Hunter Strickland and Bryce Harper could meet again this week. (Kelley L Cox/USA Today Sports)

The Nationals suffered another series loss this weekend, losing two games to the Dodgers they could have won. They are two games under .500 as they head to San Francisco to finish up this nine-game trip, and they are struggling to make any kind of sustained charge as the final week of April begins. At some point, it will no longer be early.

The Nationals’ starting rotation owns the third-lowest ERA in the National League. Their bullpen, taxed and inconsistent, owns the third-highest ERA in baseball. Their lineup has not produced like a lineup loaded with elite talent, though of course, much of that elite talent has been missing for large parts of this month. They are fourth in the National League East, five games back of the division-leading Mets, which is hardly an insurmountable deficit. But they will need to start winning series played against other struggling teams such as the Giants, who are coming off a series win this weekend, but remain three games under .500 as this week’s series begins.


When assessing the start of this season, particularly the past two weeks or so, one simply cannot hold the Nationals to the same expectations they carried at the beginning of the season. They have been without Daniel Murphy the whole time, a hitter of such caliber that he probably would have helped them win one or two close games — such as Sunday night’s one-run loss with a wasted ninth-inning rally — by himself. But he is not the only one.

Anthony Rendon has been out since last Friday after fouling a ball off his big toe, and will be out until at least this weekend after the Nationals placed him on the disabled list Sunday — a bungled disabled list situation if they’ve ever had one, as they played with a tired bullpen for a week and could have used his spot for help. Rendon, like Murphy, is one of the league’s elite producers. Rendon, like Murphy, can turn a one-run loss into a win.

Adam Eaton has been out for more than a week, too. Eaton proved himself an invaluable and game-changing spark at the top of the Nationals’ lineup. Without him, Trea Turner has settled into that leadoff spot somewhat, but the Nationals looked deeper with Eaton at the top of the order. He could be back this week in San Francisco, though he might need until the Nationals return home. Either way, when any one of these three hitters returns, the Nationals’ lineup will improve dramatically. When all three return, well…


Losing those three hitters would be problematic enough, but as of last week in New York, many of the crucial healthy regulars had not found their offensive stride, either. They are starting to do so.

Ryan Zimmerman followed up a two-homer game in the series finale against the Mets with a 3-for-11 showing in Los Angles — not exactly the kind of torrid streak of which he is capable, but further evidence that he is climbing out of his early April hole. Similarly, Michael A. Taylor — not quite as streaky as Zimmerman, but streaky nonetheless — showed signs of catching fire. Taylor went 5 for 10 against the Dodgers and 3 for 3 in Sunday’s loss, chipping in two doubles and a homer in three games. Turner finished with an 0 for 5 showing Sunday night, but has looked better at the plate over the last week, and seems to have pulled himself out of the worst of his early season slump.

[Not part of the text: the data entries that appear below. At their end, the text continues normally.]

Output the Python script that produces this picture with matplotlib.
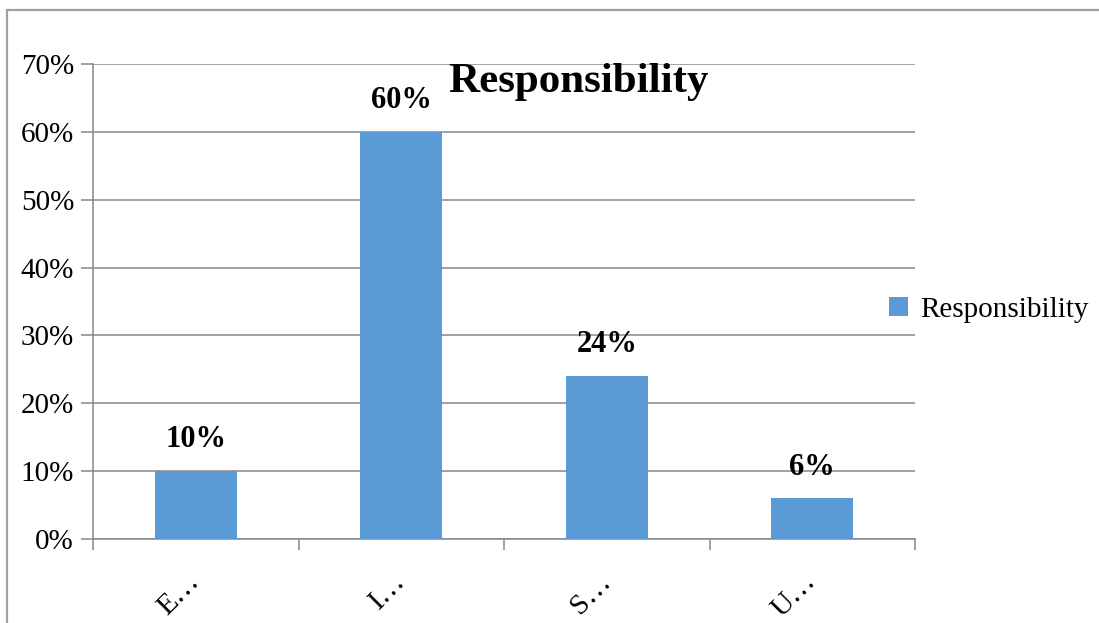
import matplotlib.pyplot as plt
from matplotlib.patches import Rectangle
from matplotlib.ticker import PercentFormatter, FixedLocator

categories = ['E…', 'I…', 'S…', 'U…']
values = [10, 60, 24, 6]
series_name = 'Responsibility'

plt.rcParams['font.family'] = ['Liberation Serif', 'DejaVu Serif']

bar_color = '#5B9BD5'
line_color = '#888888'

fig = plt.figure(figsize=(10.99, 6.23), dpi=100)
ax = fig.add_axes([93 / 1099, 1 - 539 / 623, 822 / 1099, 475 / 623])

# outer chart border (only top and left edges fall inside the image)
fig.patches.append(Rectangle((7 / 1099, -0.1), 1.2, 1 - 10 / 623 + 0.1,
                             transform=fig.transFigure, fill=False,
                             edgecolor='#a0a0a0', linewidth=1.6))

x = range(len(categories))
bars = ax.bar(x, values, width=0.4, color=bar_color, label=series_name, zorder=3)

for b, v in zip(bars, values):
    ax.annotate(f'{v}%', (b.get_x() + b.get_width() / 2, v),
                xytext=(0, 12), textcoords='offset points',
                ha='center', va='bottom', fontsize=22, fontweight='bold')

ax.set_xlim(-0.5, len(categories) - 0.5)
ax.set_ylim(0, 70)
ax.yaxis.set_major_locator(FixedLocator(range(0, 71, 10)))
ax.yaxis.set_major_formatter(PercentFormatter(decimals=0))
ax.grid(axis='y', color=line_color, linewidth=1.1, zorder=0)

ax.set_xticks(list(x))
ax.set_xticklabels(categories, rotation=45, ha='right', va='center',
                   rotation_mode='anchor', fontsize=21)
ax.set_xticks([i - 0.5 for i in range(len(categories) + 1)], minor=True)
ax.tick_params(axis='x', which='major', length=0, pad=28)
ax.tick_params(axis='x', which='minor', length=8, width=1.1, color=line_color)
ax.tick_params(axis='y', length=8.6, width=1.1, color=line_color, pad=5,
               labelsize=21)

for side in ['top', 'right']:
    ax.spines[side].set_visible(False)
for side in ['left', 'bottom']:
    ax.spines[side].set_color(line_color)
    ax.spines[side].set_linewidth(1.1)

ax.text(0.591, 0.962, series_name, transform=ax.transAxes, ha='center',
        va='center', fontsize=31, fontweight='bold')

fig.legend(loc='center left', bbox_to_anchor=(863 / 1099, 1 - 310 / 623),
           frameon=False, fontsize=21, handlelength=0.65, handleheight=0.65,
           handletextpad=0.4)

fig.savefig('out.png', dpi=100)
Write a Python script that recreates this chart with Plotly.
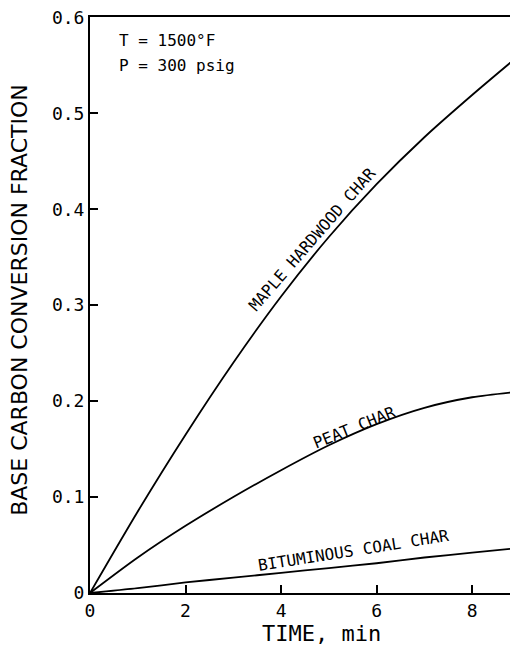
import plotly.graph_objects as go

# Data
time_min = [0, 1, 2, 3, 4, 5, 6, 7, 8, 9]
maple_hardwood = [0, 0.085, 0.165, 0.240, 0.309, 0.371, 0.426, 0.475, 0.519, 0.561]
peat = [0, 0.037, 0.070, 0.100, 0.128, 0.154, 0.176, 0.193, 0.204, 0.210]
bituminous_coal = [0, 0.005, 0.011, 0.016, 0.021, 0.026, 0.031, 0.037, 0.042, 0.047]

x_ticks = [0, 2, 4, 6, 8]
x_tick_labels = ["0", "2", "4", "6", "8"]
y_ticks = [0, 0.1, 0.2, 0.3, 0.4, 0.5, 0.6]
y_tick_labels = ["0", "0.1", "0.2", "0.3", "0.4", "0.5", "0.6"]

curve_labels = ["MAPLE HARDWOOD CHAR", "PEAT CHAR", "BITUMINOUS COAL CHAR"]
label_pos = [(4.65, 0.368, -49), (5.53, 0.172, -22), (5.51, 0.044, -9)]

fig = go.Figure()
for ys in (maple_hardwood, peat, bituminous_coal):
    fig.add_trace(go.Scatter(x=time_min, y=ys, mode="lines",
                             line=dict(color="black", width=1.8, shape="spline", smoothing=0.8),
                             showlegend=False, hoverinfo="skip"))

mono = "DejaVu Sans Mono"
annotations = []
for txt, (lx, ly, ang) in zip(curve_labels, label_pos):
    annotations.append(dict(x=lx, y=ly, xref="x", yref="y", text=txt, showarrow=False,
                            textangle=ang, font=dict(family=mono, size=16, color="black"),
                            xanchor="center", yanchor="middle"))

annotations += [
    dict(x=0, y=1, xref="paper", yref="paper", text="T = 1500°F", showarrow=False,
         xanchor="left", yanchor="middle", xshift=27, yshift=-23,
         font=dict(family=mono, size=16, color="black")),
    dict(x=0, y=1, xref="paper", yref="paper", text="P = 300 psig", showarrow=False,
         xanchor="left", yanchor="middle", xshift=27, yshift=-48,
         font=dict(family=mono, size=16, color="black")),
    dict(x=0, y=0.509, xref="paper", yref="paper", text="BASE CARBON CONVERSION FRACTION",
         showarrow=False, textangle=-90, xanchor="center", yanchor="middle", xshift=-70,
         font=dict(family="DejaVu Sans", size=22, color="black")),
    dict(x=0.54, y=0, xref="paper", yref="paper", text="TIME, min",
         showarrow=False, xanchor="center", yanchor="middle", yshift=-40,
         font=dict(family=mono, size=22, color="black")),
]

# The page adds an 8px body margin, so the figure is sized/offset to compensate.
fig.update_layout(
    width=510, height=637,
    margin=dict(l=82, r=0, t=9, b=52),
    paper_bgcolor="white", plot_bgcolor="white",
    annotations=annotations,
    xaxis=dict(range=[0, 8.96], tickvals=x_ticks, ticktext=x_tick_labels,
               ticks="inside", ticklen=8, tickwidth=1.5, tickcolor="black",
               showline=True, linecolor="black", linewidth=2, mirror=True,
               showgrid=False, zeroline=False, ticklabeloverflow="allow",
               tickfont=dict(family=mono, size=18, color="black")),
    yaxis=dict(range=[0, 0.6003], tickvals=y_ticks, ticktext=y_tick_labels,
               ticks="inside", ticklen=8, tickwidth=1.5, tickcolor="black",
               showline=True, linecolor="black", linewidth=2,
               showgrid=False, zeroline=False, ticklabeloverflow="allow",
               tickfont=dict(family=mono, size=18, color="black")),
)

fig.write_html("out.html")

Though it is an even year, these Giants are not exactly built for World Series contention. They are built around aging veterans such as Andrew McCutchen (.213) and Evan Longoria (.243). The most formidable offensive presence in their lineup, catcher Buster Posey, is hitting .243.

Some of those veterans, such as first baseman Brandon Belt, have played better lately. Belt set a record with a 21-pitch at-bat against the Angels Sunday, and is hitting .288 with five homers, most on the team. Second baseman Joe Panik continues to emerge as a threat, and is playing to a .766 OPS.

But the matchup most will be interested to see is not any of those hitters against these Nationals pitchers. Rather, this will be the first time Hunter Strickland faces Bryce Harper since the duo fought — or more accurately, exploded — when Strickland threw at Harper last season in San Francisco. Harper charged the mound, threw his helmet, and earned a three-game suspension for his actions. Strickland was retaliating for something that happened in the 2014 playoffs, so he seems unlikely to forget last year’s melee. Everyone will be trying to avoid last year’s showing, which effectively ended Michael Morse’s career when he suffered a concussion in the mess.